Department of the Legislative Assembly, Northern Territory Government

Mr WOOD - 2008-09-16

Last year, your department and the Local Government Association of the Northern Territory ignored a proposed MOU from the Australian Services Union put to the NT Local Government Advisory Board to protect workers’ rights. Instead, you and LGANT came up with your own set of principles.

Is the ASU Industrial Officer, Lucio Matarazzo, right when he says that the principles are worth little as they are not enforceable in law? Considering there are no super shires which have a democratically-elected council, are not these agreements or principles null and void because they have not been approved by an elected body of councillors, only by a group of unelected, government-appointed officials?

ANSWER

Madam Speaker, I thank the member for Nelson for his question. Member for Nelson, I was elected, and I was the minister who made sure that those principles reflected what the community and what the …

Mr Wood: No, you are not a member of local government.

Mr KNIGHT: You are not letting me answer the question.

Mr Wood: You are making a furphy.

Madam SPEAKER: Order!

Mr KNIGHT: Madam Speaker, this local government reform has been much needed, much talked about …

Mr Wood: So democracy goes out the door.

Madam SPEAKER: Order!

Mr KNIGHT: … but it was only this government that had the guts to actually do something about it. We had a big task. Three decades of a mess out there; three decades of sorting out assets and organisations, and little empires out …

Mr Wood: Are you saying every council was a mess? That is an insult.

Madam SPEAKER: Member for Nelson, you have asked the minister a question.
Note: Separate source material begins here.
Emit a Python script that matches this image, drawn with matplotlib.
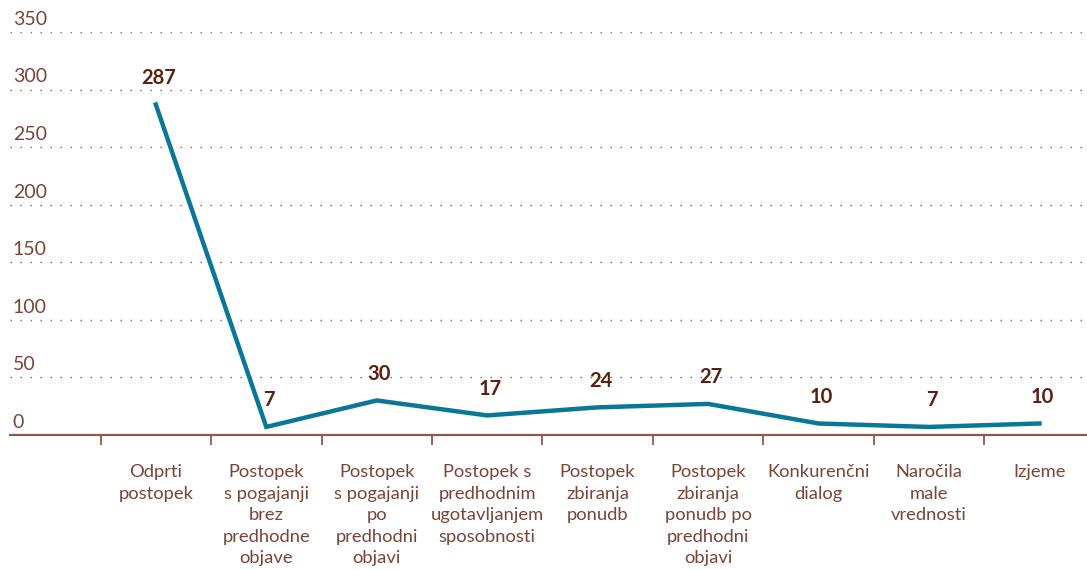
import matplotlib
matplotlib.use("Agg")
import matplotlib.pyplot as plt
import matplotlib.transforms as mtransforms

categories = [
    "Odprti\npostopek",
    "Postopek\ns pogajanji\nbrez\npredhodne\nobjave",
    "Postopek\ns pogajanji\npo\npredhodni\nobjavi",
    "Postopek s\npredhodnim\nugotavljanjem\nsposobnosti",
    "Postopek\nzbiranja\nponudb",
    "Postopek\nzbiranja\nponudb po\npredhodni\nobjavi",
    "Konkurenčni\ndialog",
    "Naročila\nmale\nvrednosti",
    "Izjeme",
]
values = [287, 7, 30, 17, 24, 27, 10, 7, 10]
yticks = [0, 50, 100, 150, 200, 250, 300, 350]

TXT = "#7a4536"
LBL = "#5b1f0f"
LINE = "#0b7796"
AX = "#8c5a4a"

plt.rcParams['font.family'] = ['Lato', 'DejaVu Sans']

fig = plt.figure(figsize=(10.87, 5.70), dpi=100)
ax = fig.add_axes([10/1087, 1-435/570, 1077/1087, (435-32)/570])

x = list(range(len(values)))
ax.plot(x, values, color=LINE, lw=3.2, solid_joinstyle='miter', zorder=3)
for xi, v in zip(x, values):
    ax.annotate(str(v), (xi, v), xytext=(2, 12), textcoords='offset points',
                ha='center', va='bottom', color=LBL, fontsize=14.5, fontweight='bold')

ax.set_xlim(-1.32, 8.43)
ax.set_ylim(0, 350)

for t in yticks[1:]:
    ax.axhline(t, color=AX, lw=1.0, linestyle=(0, (1, 6.2)), zorder=1)

# y tick labels placed above gridlines at the left edge
ax.set_yticks([])
trans = mtransforms.blended_transform_factory(ax.transAxes, ax.transData)
for t in yticks:
    ax.annotate(str(t), (0, t), xycoords=trans, xytext=(2, 3), textcoords='offset points',
                ha='left', va='bottom', color=TXT, fontsize=14, fontweight='normal')

# x axis: boundary ticks, category labels at centers
ax.set_xticks([i - 0.5 for i in x])
ax.set_xticklabels([])
ax.tick_params(axis='x', which='major', direction='out', length=7, width=1.3, color=AX)
ax.set_xticks(x, minor=True)
ax.set_xticklabels(categories, minor=True, color=TXT, fontsize=13.2, linespacing=1.42)
ax.tick_params(axis='x', which='minor', length=0, pad=21)

for s in ['top', 'right', 'left']:
    ax.spines[s].set_visible(False)
ax.spines['bottom'].set_color(AX)
ax.spines['bottom'].set_linewidth(1.6)

fig.savefig("out.png", dpi=100)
Please allow him to answer the question.

Mr KNIGHT: Madam Speaker, there were 4500 local government employees involved in this local government reform. It was a mammoth undertaking to do something which was right, which we had the guts to do, which was talked about by the CLP for a very long time. They agreed with local government reform; the member for Nelson agrees with local government reform; but we had the guts to do something about it. We are well on our way to completing the local government reform.

Around 4500 employees had to transition from their previous organisations, from about 100 different organisations, across to eight new shires. We agreed with some principles to ensure that those local government employees were transitioned fairly across to the new shires. We agreed on a 12-month transition period, where those conditions would be honoured, and in that first 12 months, the unions, the ASU and the LHMU, would help negotiate a collective agreement for these local government employees.

These local government employees – a vast majority of those bush employees - have not had the opportunity to have a union represent them because they are across vast distances. They have been on individual agreements. So, now, for the first time in the Territory, we will have, for those bush shires, a collective agreement, negotiated in partnership with the unions, so that they will get some real conditions, they will get some fair conditions.

Member for Nelson, you would have to appreciate that there are some conditions of employment which far exceed what you would think would be fair and reasonable, and some of those people are coming out at the moment. Where there have been cases highlighted where perhaps conditions have not been transitioned, we have engaged with them and we have sorted them out. My door is always open to those particular cases and we will sort them out.

As I said, we are going to bring some fair conditions out bush to local government employees, because we want them to stay. We want to attract good employees, and we want to grow Indigenous Territorians and those people living in the regions into local government because it is a great sphere of government producing local services for local people.